Exercise objective: Without the pictures, print the lines running from the beginning of the material to the line containing "import matplotlib.patheffects as pe", both ends included.

Collected material:
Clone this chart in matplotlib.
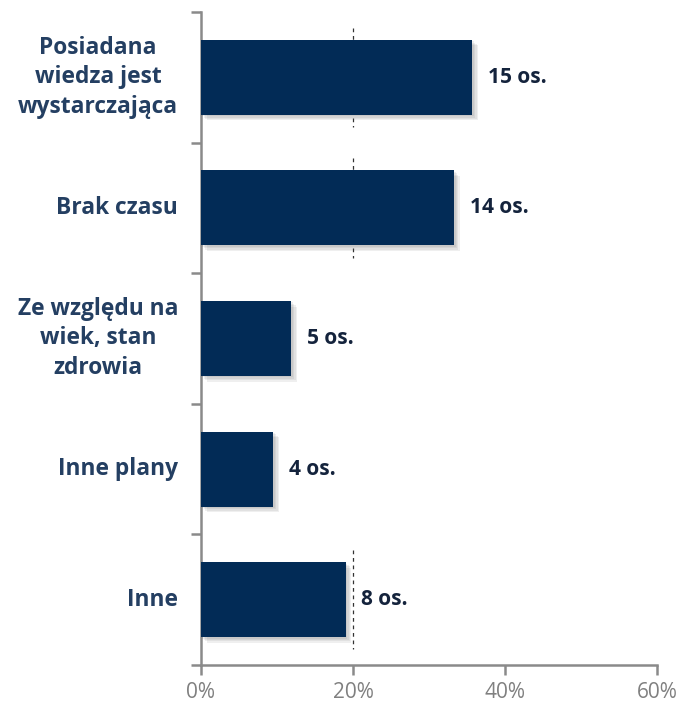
import matplotlib.pyplot as plt
import matplotlib.patheffects as pe

categories = [
    "Posiadana\nwiedza jest\nwystarczająca",
    "Brak czasu",
    "Ze względu na\nwiek, stan\nzdrowia",
    "Inne plany",
    "Inne",
]
counts = [15, 14, 5, 4, 8]
total = 42
shares = [100 * c / total for c in counts]
value_labels = [f"{c} os." for c in counts]
x_ticks = [0, 20, 40, 60]

bar_color = "#022B56"
axis_color = "#8A8A8A"
label_color = "#243F62"
value_color = "#14233C"
font = "Open Sans"

fig = plt.figure(figsize=(6.82, 7.06), dpi=100)
ax = fig.add_axes([0.2947, 0.0581, 0.6686, 0.9249])

n = len(categories)
ys = list(range(n))

bars = ax.barh(ys, shares, height=0.575, color=bar_color, zorder=3)
# soft drop shadow built from a few faint offset copies
shadow = [pe.SimplePatchShadow(offset=(k, -k), shadow_rgbFace="#555555", alpha=0.09)
          for k in (1, 2, 3, 4)]
for b in bars:
    b.set_path_effects(shadow + [pe.Normal()])

# thin dashed guide at 20% around the longer bars
for y, s in zip(ys, shares):
    if s > 18:
        ax.plot([20, 20], [y - 0.38, y + 0.38], color="#333333", lw=0.9,
                ls=(0, (3, 3)), zorder=2)

for y, s, t in zip(ys, shares, value_labels):
    ax.annotate(t, (s, y), xytext=(11, 0), textcoords="offset points",
                ha="left", va="center", fontsize=15, fontweight="bold",
                color=value_color, family=font)

ax.set_xlim(0, 60)
ax.set_ylim(n - 0.5, -0.5)

ax.set_xticks(x_ticks)
ax.set_xticklabels([f"{v}%" for v in x_ticks], fontsize=15, color="#808080",
                   family=font)
ax.tick_params(axis="x", length=7, width=1.8, color=axis_color, pad=5)

# category boundaries as ticks, labels centred in each band
ax.set_yticks([i - 0.5 for i in range(n + 1)])
ax.set_yticklabels([])
ax.tick_params(axis="y", length=7, width=1.8, color=axis_color)
for y, c in zip(ys, categories):
    ax.text(-0.05, y, c, transform=ax.get_yaxis_transform(), ha="right",
            va="center", multialignment="center", fontsize=16.4,
            fontweight="bold", color=label_color, family=font,
            linespacing=1.3)

for side in ["top", "right"]:
    ax.spines[side].set_visible(False)
for side in ["left", "bottom"]:
    ax.spines[side].set_color(axis_color)
    ax.spines[side].set_linewidth(1.8)

fig.savefig("out.png", dpi=100, facecolor="white")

Output for this exercise:
Clone this chart in matplotlib.
import matplotlib.pyplot as plt
import matplotlib.patheffects as pe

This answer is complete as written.